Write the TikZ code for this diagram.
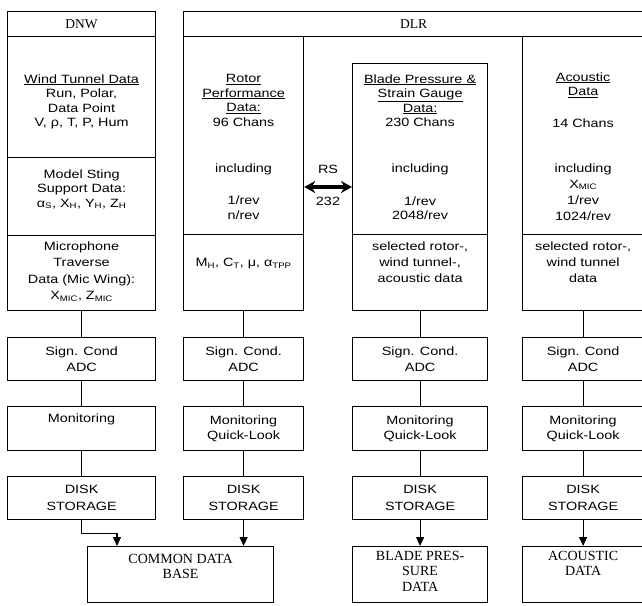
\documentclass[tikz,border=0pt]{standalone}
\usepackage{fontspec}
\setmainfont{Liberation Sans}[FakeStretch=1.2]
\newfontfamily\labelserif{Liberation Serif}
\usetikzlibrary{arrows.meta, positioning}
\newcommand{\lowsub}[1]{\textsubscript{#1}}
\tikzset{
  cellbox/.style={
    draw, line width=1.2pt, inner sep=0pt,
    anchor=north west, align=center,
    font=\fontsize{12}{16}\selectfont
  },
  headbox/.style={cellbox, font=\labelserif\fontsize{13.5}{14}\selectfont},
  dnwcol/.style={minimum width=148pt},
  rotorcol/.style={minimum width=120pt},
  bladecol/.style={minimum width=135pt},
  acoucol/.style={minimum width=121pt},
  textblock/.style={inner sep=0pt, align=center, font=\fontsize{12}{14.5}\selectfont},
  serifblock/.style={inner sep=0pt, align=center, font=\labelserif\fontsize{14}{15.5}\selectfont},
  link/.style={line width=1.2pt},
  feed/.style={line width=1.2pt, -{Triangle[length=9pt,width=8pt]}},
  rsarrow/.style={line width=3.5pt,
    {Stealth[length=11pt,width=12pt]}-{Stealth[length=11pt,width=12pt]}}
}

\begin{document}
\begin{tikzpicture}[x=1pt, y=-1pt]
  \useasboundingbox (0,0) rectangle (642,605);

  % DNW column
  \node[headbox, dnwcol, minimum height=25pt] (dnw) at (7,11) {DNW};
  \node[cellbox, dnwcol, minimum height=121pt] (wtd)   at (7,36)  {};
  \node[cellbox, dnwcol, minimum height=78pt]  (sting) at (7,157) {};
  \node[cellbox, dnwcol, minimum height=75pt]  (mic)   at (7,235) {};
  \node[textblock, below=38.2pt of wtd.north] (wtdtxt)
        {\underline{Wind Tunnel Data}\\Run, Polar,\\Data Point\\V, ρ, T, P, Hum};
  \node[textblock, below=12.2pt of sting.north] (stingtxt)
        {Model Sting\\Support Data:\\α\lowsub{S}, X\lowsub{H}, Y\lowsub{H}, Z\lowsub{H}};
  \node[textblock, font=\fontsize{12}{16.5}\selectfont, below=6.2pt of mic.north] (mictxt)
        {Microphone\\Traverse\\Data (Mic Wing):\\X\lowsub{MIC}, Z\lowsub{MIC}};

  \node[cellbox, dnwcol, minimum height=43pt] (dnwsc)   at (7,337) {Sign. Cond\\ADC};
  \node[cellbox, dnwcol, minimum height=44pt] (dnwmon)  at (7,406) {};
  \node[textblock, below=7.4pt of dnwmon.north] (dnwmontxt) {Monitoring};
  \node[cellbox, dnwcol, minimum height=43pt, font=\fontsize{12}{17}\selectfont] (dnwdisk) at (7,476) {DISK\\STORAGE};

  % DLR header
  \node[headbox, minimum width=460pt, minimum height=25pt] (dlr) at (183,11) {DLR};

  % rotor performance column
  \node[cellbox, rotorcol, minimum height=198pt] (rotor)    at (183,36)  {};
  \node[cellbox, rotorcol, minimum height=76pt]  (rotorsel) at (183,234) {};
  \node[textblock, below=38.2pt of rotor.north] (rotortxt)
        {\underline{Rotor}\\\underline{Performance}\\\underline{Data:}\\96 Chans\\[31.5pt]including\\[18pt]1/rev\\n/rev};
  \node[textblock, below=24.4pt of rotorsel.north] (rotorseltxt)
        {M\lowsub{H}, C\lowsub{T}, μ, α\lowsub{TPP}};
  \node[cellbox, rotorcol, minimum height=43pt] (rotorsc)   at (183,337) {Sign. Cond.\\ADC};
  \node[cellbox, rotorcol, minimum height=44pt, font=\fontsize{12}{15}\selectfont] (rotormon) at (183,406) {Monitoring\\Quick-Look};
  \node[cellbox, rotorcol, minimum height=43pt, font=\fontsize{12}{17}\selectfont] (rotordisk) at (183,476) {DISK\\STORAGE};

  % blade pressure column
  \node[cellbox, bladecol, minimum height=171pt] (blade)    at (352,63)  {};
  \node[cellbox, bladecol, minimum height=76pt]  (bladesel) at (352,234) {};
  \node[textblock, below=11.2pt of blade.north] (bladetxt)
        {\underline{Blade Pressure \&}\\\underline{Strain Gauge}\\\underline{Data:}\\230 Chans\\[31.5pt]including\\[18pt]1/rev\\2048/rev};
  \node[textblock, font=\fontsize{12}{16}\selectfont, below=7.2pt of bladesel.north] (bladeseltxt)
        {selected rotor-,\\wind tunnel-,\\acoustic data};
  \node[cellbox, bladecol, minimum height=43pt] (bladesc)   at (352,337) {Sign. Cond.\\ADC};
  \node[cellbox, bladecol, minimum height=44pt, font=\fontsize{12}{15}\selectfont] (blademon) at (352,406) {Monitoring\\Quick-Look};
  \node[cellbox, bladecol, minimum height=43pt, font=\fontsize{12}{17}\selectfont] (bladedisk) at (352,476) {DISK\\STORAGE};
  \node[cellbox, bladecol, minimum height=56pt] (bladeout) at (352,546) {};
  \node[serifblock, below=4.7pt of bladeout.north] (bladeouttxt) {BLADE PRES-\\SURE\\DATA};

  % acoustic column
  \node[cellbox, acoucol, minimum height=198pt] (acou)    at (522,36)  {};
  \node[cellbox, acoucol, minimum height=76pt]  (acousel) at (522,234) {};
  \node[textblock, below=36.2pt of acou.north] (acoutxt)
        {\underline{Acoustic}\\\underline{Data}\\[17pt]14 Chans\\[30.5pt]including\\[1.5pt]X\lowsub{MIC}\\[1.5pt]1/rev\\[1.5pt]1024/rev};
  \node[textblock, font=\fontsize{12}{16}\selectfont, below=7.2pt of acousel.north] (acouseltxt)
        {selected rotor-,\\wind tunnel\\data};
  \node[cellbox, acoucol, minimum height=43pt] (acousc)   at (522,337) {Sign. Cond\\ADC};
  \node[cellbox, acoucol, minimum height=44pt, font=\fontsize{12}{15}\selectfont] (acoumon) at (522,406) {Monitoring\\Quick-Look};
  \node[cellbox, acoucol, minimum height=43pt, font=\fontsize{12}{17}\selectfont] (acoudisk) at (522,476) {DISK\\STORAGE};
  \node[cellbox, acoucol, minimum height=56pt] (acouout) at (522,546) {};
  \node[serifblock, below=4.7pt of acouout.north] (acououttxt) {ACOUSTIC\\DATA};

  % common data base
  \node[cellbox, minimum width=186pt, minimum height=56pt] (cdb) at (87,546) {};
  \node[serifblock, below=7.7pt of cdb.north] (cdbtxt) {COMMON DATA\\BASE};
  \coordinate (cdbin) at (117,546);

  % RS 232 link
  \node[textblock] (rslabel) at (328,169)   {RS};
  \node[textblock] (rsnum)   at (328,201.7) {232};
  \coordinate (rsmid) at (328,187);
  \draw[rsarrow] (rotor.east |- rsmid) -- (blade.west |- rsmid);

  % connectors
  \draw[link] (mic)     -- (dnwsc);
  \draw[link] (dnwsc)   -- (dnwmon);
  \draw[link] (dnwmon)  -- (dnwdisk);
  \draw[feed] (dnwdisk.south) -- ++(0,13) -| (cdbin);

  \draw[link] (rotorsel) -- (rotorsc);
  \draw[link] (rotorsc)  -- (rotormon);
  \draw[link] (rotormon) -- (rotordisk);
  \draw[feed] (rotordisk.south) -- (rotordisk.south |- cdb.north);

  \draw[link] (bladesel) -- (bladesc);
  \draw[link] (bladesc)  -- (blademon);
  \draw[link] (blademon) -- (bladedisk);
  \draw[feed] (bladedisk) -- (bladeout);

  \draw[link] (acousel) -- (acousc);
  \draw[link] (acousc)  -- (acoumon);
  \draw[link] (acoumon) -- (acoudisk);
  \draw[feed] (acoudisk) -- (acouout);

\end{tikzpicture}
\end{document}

OBJECTIVE: With all pictures left out, please transcribe exactly the lines from the start of the material through the line with "(0,0) rectangle (642,605);".

EXERCISE RESULT:
Write the TikZ code for this diagram.
\documentclass[tikz,border=0pt]{standalone}
\usepackage{fontspec}
\setmainfont{Liberation Sans}[FakeStretch=1.2]
\newfontfamily\labelserif{Liberation Serif}
\usetikzlibrary{arrows.meta, positioning}
\newcommand{\lowsub}[1]{\textsubscript{#1}}
\tikzset{
  cellbox/.style={
    draw, line width=1.2pt, inner sep=0pt,
    anchor=north west, align=center,
    font=\fontsize{12}{16}\selectfont
  },
  headbox/.style={cellbox, font=\labelserif\fontsize{13.5}{14}\selectfont},
  dnwcol/.style={minimum width=148pt},
  rotorcol/.style={minimum width=120pt},
  bladecol/.style={minimum width=135pt},
  acoucol/.style={minimum width=121pt},
  textblock/.style={inner sep=0pt, align=center, font=\fontsize{12}{14.5}\selectfont},
  serifblock/.style={inner sep=0pt, align=center, font=\labelserif\fontsize{14}{15.5}\selectfont},
  link/.style={line width=1.2pt},
  feed/.style={line width=1.2pt, -{Triangle[length=9pt,width=8pt]}},
  rsarrow/.style={line width=3.5pt,
    {Stealth[length=11pt,width=12pt]}-{Stealth[length=11pt,width=12pt]}}
}

\begin{document}
\begin{tikzpicture}[x=1pt, y=-1pt]
  \useasboundingbox (0,0) rectangle (642,605);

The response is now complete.